Although a passable substitute for high extraction flour is some mixture of whole wheat and white flour, it still is quite different from a true high extraction flour. In fact, a much closer approximation is to mix white flour with wheat germ and first clear flour and maybe some amount of bran, depending on what "extraction percentage" you want to simulate. As a rough approximation, you could say that a 50/50 mix of white and whole wheat flour has about the same ash content as Golden Buffalo, but the 50/50 blend would have half of the outer endosperm (approximated by first clear flour), and half of the germ but a much larger proportion of bran compared to Golden Buffalo flour.
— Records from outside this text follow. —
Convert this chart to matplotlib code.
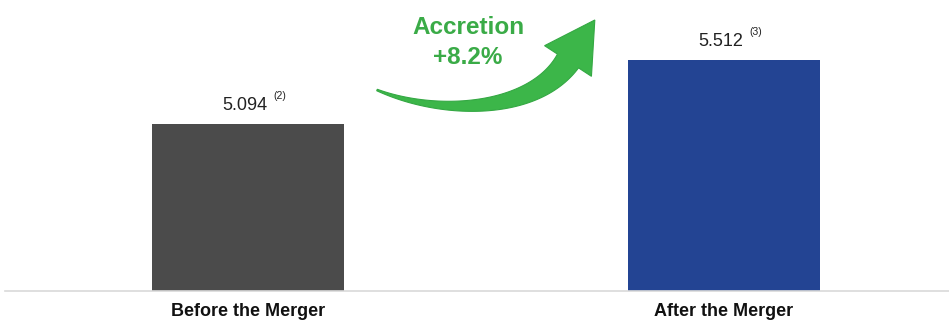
import numpy as np
import matplotlib.pyplot as plt
from matplotlib.patches import Polygon

plt.rcParams['font.family'] = ['Liberation Sans', 'DejaVu Sans']

categories = ['Before the Merger', 'After the Merger']
values = [5.094, 5.512]
notes = ['(2)', '(3)']
colors = ['#4b4b4b', '#234493']
accretion = '+8.2%'

fig = plt.figure(figsize=(9.49, 3.21), dpi=100)
W, H = 949, 321
ax = fig.add_axes([5 / W, 1 - 291 / H, 944 / W, 291 / H])

x = np.arange(len(categories))
bars = ax.bar(x, values, width=0.403, color=colors, zorder=2)
ax.set_xlim(-0.5105, 1.4727)
ax.set_ylim(4.0, 5.905)

for s in ['top', 'right', 'left']:
    ax.spines[s].set_visible(False)
ax.spines['bottom'].set_color('#d9d9d9')
ax.spines['bottom'].set_linewidth(1.2)
ax.set_yticks([])
ax.set_xticks(x)
ax.set_xticklabels(categories, fontsize=13, fontweight='bold', color='#111111')
ax.tick_params(axis='x', length=0, pad=8.5)

for xi, v, n in zip(x, values, notes):
    ax.annotate(f'{v:.3f}', (xi, v), xytext=(-2, 7), textcoords='offset points',
                ha='center', va='bottom', fontsize=13, color='#222222')
    ax.annotate(n, (xi, v), xytext=(23, 16.5), textcoords='offset points',
                ha='center', va='bottom', fontsize=7.5, color='#222222')

# overlay in pixel coordinates for the decorative arrow
ov = fig.add_axes([0, 0, 1, 1])
ov.set_xlim(0, W)
ov.set_ylim(H, 0)
ov.axis('off')
ov.patch.set_alpha(0)

c0 = np.array([377.0, 90.0])
c1 = np.array([440.0, 116.0])
c2 = np.array([534.0, 113.0])
c3 = np.array([568.0, 61.0])
t = np.linspace(0, 1, 80)[:, None]
pts = ((1 - t) ** 3 * c0 + 3 * (1 - t) ** 2 * t * c1
       + 3 * (1 - t) * t ** 2 * c2 + t ** 3 * c3)
der = (3 * (1 - t) ** 2 * (c1 - c0) + 6 * (1 - t) * t * (c2 - c1)
       + 3 * t ** 2 * (c3 - c2))
der = der / np.linalg.norm(der, axis=1)[:, None]
nrm = np.column_stack([-der[:, 1], der[:, 0]])
wid = (0.8 + 11.8 * t[:, 0] ** 1.1)[:, None]
upper = pts + nrm * wid
lower = pts - nrm * wid
d = der[-1]
n = nrm[-1]
tip = c3 + d * 49
head = [c3 + n * 28, tip, c3 - n * 28]
shape = np.vstack([upper, head, lower[::-1]])
ov.add_patch(Polygon(shape, closed=True, facecolor='#3cb649', edgecolor='#34a843', lw=0.8))

ov.text(468, 27, 'Accretion', ha='center', va='center', fontsize=17.5,
        fontweight='bold', color='#3aab47')
ov.text(468, 58, accretion, ha='center', va='center', fontsize=17.5,
        fontweight='bold', color='#3aab47')

fig.savefig('out.png', dpi=100)
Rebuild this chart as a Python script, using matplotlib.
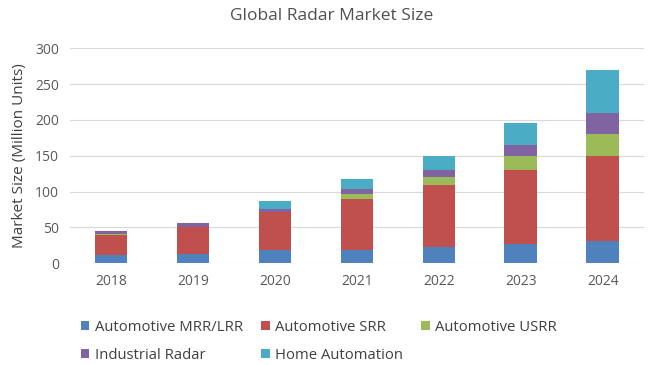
import numpy as np
import matplotlib.pyplot as plt

plt.rcParams['font.family'] = ['Open Sans', 'DejaVu Sans']

years = ['2018', '2019', '2020', '2021', '2022', '2023', '2024']
mrr_lrr = [12, 13, 18, 18, 23, 27, 31]
srr = [28, 37, 53, 71, 86, 103, 119]
usrr = [0.5, 0.5, 1, 7, 11, 20, 30]
industrial = [4, 5, 4, 7, 10, 15, 30]
home = [0, 0, 11, 15, 20, 30, 59]

series = [mrr_lrr, srr, usrr, industrial, home]
names = ['Automotive MRR/LRR', 'Automotive SRR', 'Automotive USRR',
         'Industrial Radar', 'Home Automation']
colors = ['#4F81BD', '#C0504D', '#9BBB59', '#8064A2', '#4BACC6']

fig = plt.figure(figsize=(6.61, 3.65), dpi=100)
ax = fig.add_axes([0.106, 0.279, 0.868, 0.589])

x = np.arange(len(years))
bottom = np.zeros(len(years))
bars = []
for vals, name, c in zip(series, names, colors):
    b = ax.bar(x, vals, 0.4, bottom=bottom, color=c, label=name, zorder=3)
    bars.append(b)
    bottom += np.array(vals)

ax.set_xlim(-0.5, len(years) - 0.5)
ax.set_ylim(0, 300)
ax.set_yticks(range(0, 301, 50))
ax.set_xticks(x)
ax.set_xticklabels(years)
ax.grid(axis='y', color='#D9D9D9', linewidth=0.8, zorder=0)
for s in ax.spines.values():
    s.set_visible(False)
ax.tick_params(length=0, labelsize=10, colors='#595959', pad=8)
ax.set_ylabel('Market Size (Million Units)', fontsize=11, color='#404040', labelpad=6)
fig.text(0.502, 0.955, 'Global Radar Market Size', ha='center', va='center',
         fontsize=12.5, color='#505050')

# legend fills rows: reorder for column-wise filling
order = [0, 3, 1, 4, 2]
leg = ax.legend([bars[i] for i in order], [names[i] for i in order],
                ncol=3, loc='upper left', bbox_to_anchor=(-0.005, -0.2),
                frameon=False, fontsize=10.7, handlelength=0.6, handleheight=0.6,
                handletextpad=0.35, columnspacing=1.2, labelspacing=0.9,
                labelcolor='#404040')

fig.savefig('out.png', dpi=100)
Golden Buffalo flour is about halfway between white flour and whole wheat flour in ash content, with much of the bran removed, but not all. To produce substitutes for high extraction flours that have a lower ash content than Golden Buffalo, you can then reduce the ash content further by mixing white flour to get a lower extraction subsitute that is closer to in composition to any given high extraction flour with a lower extraction percentage. Also, you can add a little bran to raise the ash content if you want.
Lately, I've been playing with making my own high extraction flours by milling and then sifting them myself, using a gradual reduction milling and sifting process, which is the theme of a few recent blog entries. I'm not saying it's recommended reading, as it's an eccentric, mostly impractical personal diversion, but if you are interested in stone-ground and sifted high extraction flours, then you may find some good information embedded here and there in those entries. At the very least, the lab results include some analyses that were done on various Heartland Mill, Wheat Montana, and KA flours along the way.
Bill
Golden Buffalo flour
Oh, the Polish Cottage Rye
Oh, the Polish Cottage Rye with Golden Buffalo sounds great. Ok, I've never tried Golden Buffalo unfortunately, but I still like the idea. Perhaps I'll try the Polish Cottage Rye with a whole wheat flour...maybe spelt. Very pretty loaves.
Rye with whole wheat
I would want to be sure to develop the gluten really well. This bread has a very high proportion of rye sour, so it depends on the wheat flour for gluten to get the characteristic crumb.